• _WHAT IS REQUIRED_
Leave out the pictures and repeat the data exactly.

• _GIVEN INFORMATION_
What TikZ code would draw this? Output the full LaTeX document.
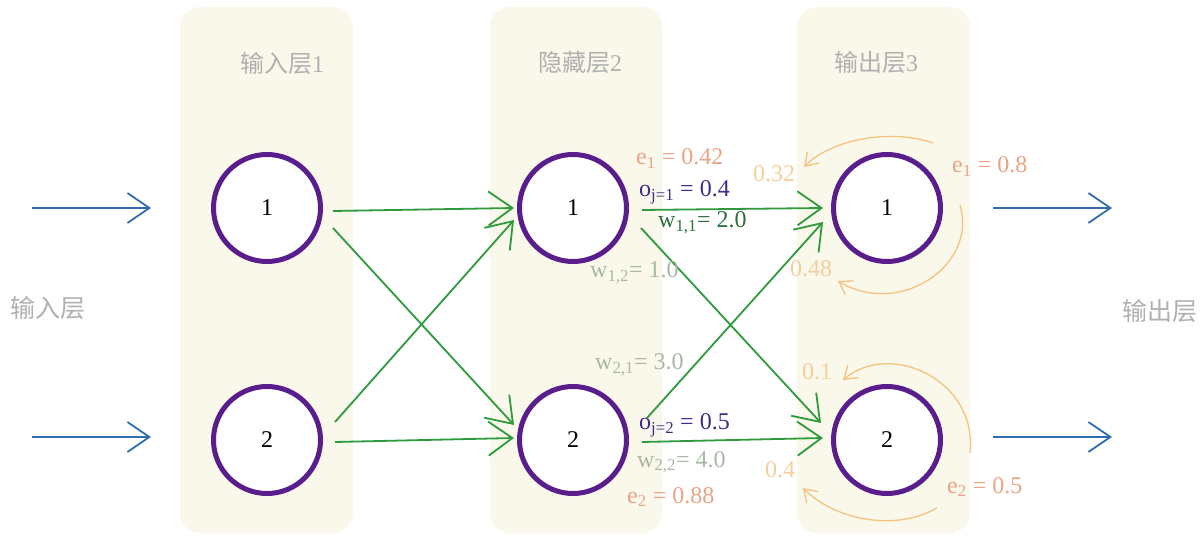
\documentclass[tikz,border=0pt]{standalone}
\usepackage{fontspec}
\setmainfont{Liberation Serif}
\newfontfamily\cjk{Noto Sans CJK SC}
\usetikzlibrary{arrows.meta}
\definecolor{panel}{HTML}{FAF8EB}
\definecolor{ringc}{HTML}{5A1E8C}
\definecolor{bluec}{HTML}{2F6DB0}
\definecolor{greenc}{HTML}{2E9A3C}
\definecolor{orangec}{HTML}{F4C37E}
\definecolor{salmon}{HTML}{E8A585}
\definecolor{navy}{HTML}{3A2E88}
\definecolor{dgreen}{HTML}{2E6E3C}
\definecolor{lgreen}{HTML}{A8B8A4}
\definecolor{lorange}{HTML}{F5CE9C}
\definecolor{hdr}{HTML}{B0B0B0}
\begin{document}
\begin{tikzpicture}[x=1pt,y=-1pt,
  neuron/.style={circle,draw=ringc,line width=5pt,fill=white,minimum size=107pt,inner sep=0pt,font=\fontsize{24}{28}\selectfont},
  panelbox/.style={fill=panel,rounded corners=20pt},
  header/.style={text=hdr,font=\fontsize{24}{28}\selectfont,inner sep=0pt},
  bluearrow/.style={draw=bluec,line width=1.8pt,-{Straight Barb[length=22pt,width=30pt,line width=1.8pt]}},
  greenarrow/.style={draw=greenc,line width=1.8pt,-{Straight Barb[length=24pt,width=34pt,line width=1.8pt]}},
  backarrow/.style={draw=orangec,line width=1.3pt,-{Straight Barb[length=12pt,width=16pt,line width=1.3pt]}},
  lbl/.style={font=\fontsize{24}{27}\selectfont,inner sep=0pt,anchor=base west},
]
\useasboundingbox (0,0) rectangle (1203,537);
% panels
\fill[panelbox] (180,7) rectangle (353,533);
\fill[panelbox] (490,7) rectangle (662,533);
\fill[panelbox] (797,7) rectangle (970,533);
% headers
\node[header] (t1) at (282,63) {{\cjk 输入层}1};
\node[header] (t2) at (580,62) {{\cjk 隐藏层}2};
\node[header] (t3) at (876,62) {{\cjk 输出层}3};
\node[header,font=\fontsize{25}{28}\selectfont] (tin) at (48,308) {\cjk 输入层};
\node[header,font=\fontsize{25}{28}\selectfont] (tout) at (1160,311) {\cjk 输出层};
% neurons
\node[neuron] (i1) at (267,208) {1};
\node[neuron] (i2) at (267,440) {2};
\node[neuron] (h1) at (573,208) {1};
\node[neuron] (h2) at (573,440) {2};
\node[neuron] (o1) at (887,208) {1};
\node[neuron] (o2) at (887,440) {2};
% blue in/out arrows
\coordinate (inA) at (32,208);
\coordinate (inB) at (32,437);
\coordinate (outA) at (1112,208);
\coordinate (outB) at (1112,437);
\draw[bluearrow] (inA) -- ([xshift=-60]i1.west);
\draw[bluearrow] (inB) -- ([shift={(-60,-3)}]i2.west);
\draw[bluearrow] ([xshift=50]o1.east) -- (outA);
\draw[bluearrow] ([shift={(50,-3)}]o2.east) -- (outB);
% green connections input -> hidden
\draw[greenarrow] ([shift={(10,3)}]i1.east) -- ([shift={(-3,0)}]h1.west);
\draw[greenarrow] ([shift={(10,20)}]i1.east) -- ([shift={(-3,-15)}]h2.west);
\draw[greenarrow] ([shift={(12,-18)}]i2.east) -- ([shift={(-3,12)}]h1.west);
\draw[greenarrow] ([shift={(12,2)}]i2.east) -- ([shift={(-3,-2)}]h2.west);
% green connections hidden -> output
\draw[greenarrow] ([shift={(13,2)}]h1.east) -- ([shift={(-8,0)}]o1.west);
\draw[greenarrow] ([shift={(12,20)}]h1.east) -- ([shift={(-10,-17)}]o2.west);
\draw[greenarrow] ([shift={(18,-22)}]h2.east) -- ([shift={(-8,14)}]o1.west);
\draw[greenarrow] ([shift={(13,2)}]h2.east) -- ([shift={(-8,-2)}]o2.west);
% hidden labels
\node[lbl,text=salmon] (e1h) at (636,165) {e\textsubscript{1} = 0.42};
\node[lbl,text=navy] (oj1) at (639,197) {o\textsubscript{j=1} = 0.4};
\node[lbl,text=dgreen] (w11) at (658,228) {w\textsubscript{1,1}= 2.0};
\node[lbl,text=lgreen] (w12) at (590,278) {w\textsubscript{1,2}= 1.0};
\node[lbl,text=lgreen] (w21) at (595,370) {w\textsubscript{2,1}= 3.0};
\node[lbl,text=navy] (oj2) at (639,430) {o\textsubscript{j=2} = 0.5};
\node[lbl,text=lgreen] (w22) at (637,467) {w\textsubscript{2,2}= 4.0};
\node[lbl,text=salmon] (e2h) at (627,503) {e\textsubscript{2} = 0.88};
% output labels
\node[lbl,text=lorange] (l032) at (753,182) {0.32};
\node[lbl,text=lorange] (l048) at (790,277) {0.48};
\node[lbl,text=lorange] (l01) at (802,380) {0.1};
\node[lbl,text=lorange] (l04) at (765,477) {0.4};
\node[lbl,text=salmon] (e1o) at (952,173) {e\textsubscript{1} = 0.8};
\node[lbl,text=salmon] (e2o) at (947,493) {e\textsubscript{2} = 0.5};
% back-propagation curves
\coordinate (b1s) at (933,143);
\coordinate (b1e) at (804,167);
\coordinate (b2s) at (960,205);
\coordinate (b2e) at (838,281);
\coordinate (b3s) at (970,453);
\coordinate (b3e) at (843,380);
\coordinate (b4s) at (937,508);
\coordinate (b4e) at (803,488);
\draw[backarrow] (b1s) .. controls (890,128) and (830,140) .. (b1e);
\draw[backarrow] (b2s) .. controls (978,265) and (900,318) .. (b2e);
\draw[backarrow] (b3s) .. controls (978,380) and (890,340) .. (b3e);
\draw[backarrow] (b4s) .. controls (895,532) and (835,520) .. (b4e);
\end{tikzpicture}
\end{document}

• _ANSWER TO THIS EXERCISE_
What TikZ code would draw this? Output the full LaTeX document.
\documentclass[tikz,border=0pt]{standalone}
\usepackage{fontspec}
\setmainfont{Liberation Serif}
\newfontfamily\cjk{Noto Sans CJK SC}
\usetikzlibrary{arrows.meta}
\definecolor{panel}{HTML}{FAF8EB}
\definecolor{ringc}{HTML}{5A1E8C}
\definecolor{bluec}{HTML}{2F6DB0}
\definecolor{greenc}{HTML}{2E9A3C}
\definecolor{orangec}{HTML}{F4C37E}
\definecolor{salmon}{HTML}{E8A585}
\definecolor{navy}{HTML}{3A2E88}
\definecolor{dgreen}{HTML}{2E6E3C}
\definecolor{lgreen}{HTML}{A8B8A4}
\definecolor{lorange}{HTML}{F5CE9C}
\definecolor{hdr}{HTML}{B0B0B0}
\begin{document}
\begin{tikzpicture}[x=1pt,y=-1pt,
  neuron/.style={circle,draw=ringc,line width=5pt,fill=white,minimum size=107pt,inner sep=0pt,font=\fontsize{24}{28}\selectfont},
  panelbox/.style={fill=panel,rounded corners=20pt},
  header/.style={text=hdr,font=\fontsize{24}{28}\selectfont,inner sep=0pt},
  bluearrow/.style={draw=bluec,line width=1.8pt,-{Straight Barb[length=22pt,width=30pt,line width=1.8pt]}},
  greenarrow/.style={draw=greenc,line width=1.8pt,-{Straight Barb[length=24pt,width=34pt,line width=1.8pt]}},
  backarrow/.style={draw=orangec,line width=1.3pt,-{Straight Barb[length=12pt,width=16pt,line width=1.3pt]}},
  lbl/.style={font=\fontsize{24}{27}\selectfont,inner sep=0pt,anchor=base west},
]
\useasboundingbox (0,0) rectangle (1203,537);
% panels
\fill[panelbox] (180,7) rectangle (353,533);
\fill[panelbox] (490,7) rectangle (662,533);
\fill[panelbox] (797,7) rectangle (970,533);
% headers
\node[header] (t1) at (282,63) {{\cjk 输入层}1};
\node[header] (t2) at (580,62) {{\cjk 隐藏层}2};
\node[header] (t3) at (876,62) {{\cjk 输出层}3};
\node[header,font=\fontsize{25}{28}\selectfont] (tin) at (48,308) {\cjk 输入层};
\node[header,font=\fontsize{25}{28}\selectfont] (tout) at (1160,311) {\cjk 输出层};
% neurons
\node[neuron] (i1) at (267,208) {1};
\node[neuron] (i2) at (267,440) {2};
\node[neuron] (h1) at (573,208) {1};
\node[neuron] (h2) at (573,440) {2};
\node[neuron] (o1) at (887,208) {1};
\node[neuron] (o2) at (887,440) {2};
% blue in/out arrows
\coordinate (inA) at (32,208);
\coordinate (inB) at (32,437);
\coordinate (outA) at (1112,208);
\coordinate (outB) at (1112,437);
\draw[bluearrow] (inA) -- ([xshift=-60]i1.west);
\draw[bluearrow] (inB) -- ([shift={(-60,-3)}]i2.west);
\draw[bluearrow] ([xshift=50]o1.east) -- (outA);
\draw[bluearrow] ([shift={(50,-3)}]o2.east) -- (outB);
% green connections input -> hidden
\draw[greenarrow] ([shift={(10,3)}]i1.east) -- ([shift={(-3,0)}]h1.west);
\draw[greenarrow] ([shift={(10,20)}]i1.east) -- ([shift={(-3,-15)}]h2.west);
\draw[greenarrow] ([shift={(12,-18)}]i2.east) -- ([shift={(-3,12)}]h1.west);
\draw[greenarrow] ([shift={(12,2)}]i2.east) -- ([shift={(-3,-2)}]h2.west);
% green connections hidden -> output
\draw[greenarrow] ([shift={(13,2)}]h1.east) -- ([shift={(-8,0)}]o1.west);
\draw[greenarrow] ([shift={(12,20)}]h1.east) -- ([shift={(-10,-17)}]o2.west);
\draw[greenarrow] ([shift={(18,-22)}]h2.east) -- ([shift={(-8,14)}]o1.west);
\draw[greenarrow] ([shift={(13,2)}]h2.east) -- ([shift={(-8,-2)}]o2.west);
% hidden labels
\node[lbl,text=salmon] (e1h) at (636,165) {e\textsubscript{1} = 0.42};
\node[lbl,text=navy] (oj1) at (639,197) {o\textsubscript{j=1} = 0.4};
\node[lbl,text=dgreen] (w11) at (658,228) {w\textsubscript{1,1}= 2.0};
\node[lbl,text=lgreen] (w12) at (590,278) {w\textsubscript{1,2}= 1.0};
\node[lbl,text=lgreen] (w21) at (595,370) {w\textsubscript{2,1}= 3.0};
\node[lbl,text=navy] (oj2) at (639,430) {o\textsubscript{j=2} = 0.5};
\node[lbl,text=lgreen] (w22) at (637,467) {w\textsubscript{2,2}= 4.0};
\node[lbl,text=salmon] (e2h) at (627,503) {e\textsubscript{2} = 0.88};
% output labels
\node[lbl,text=lorange] (l032) at (753,182) {0.32};
\node[lbl,text=lorange] (l048) at (790,277) {0.48};
\node[lbl,text=lorange] (l01) at (802,380) {0.1};
\node[lbl,text=lorange] (l04) at (765,477) {0.4};
\node[lbl,text=salmon] (e1o) at (952,173) {e\textsubscript{1} = 0.8};
\node[lbl,text=salmon] (e2o) at (947,493) {e\textsubscript{2} = 0.5};
% back-propagation curves
\coordinate (b1s) at (933,143);
\coordinate (b1e) at (804,167);
\coordinate (b2s) at (960,205);
\coordinate (b2e) at (838,281);
\coordinate (b3s) at (970,453);
\coordinate (b3e) at (843,380);
\coordinate (b4s) at (937,508);
\coordinate (b4e) at (803,488);
\draw[backarrow] (b1s) .. controls (890,128) and (830,140) .. (b1e);
\draw[backarrow] (b2s) .. controls (978,265) and (900,318) .. (b2e);
\draw[backarrow] (b3s) .. controls (978,380) and (890,340) .. (b3e);
\draw[backarrow] (b4s) .. controls (895,532) and (835,520) .. (b4e);
\end{tikzpicture}
\end{document}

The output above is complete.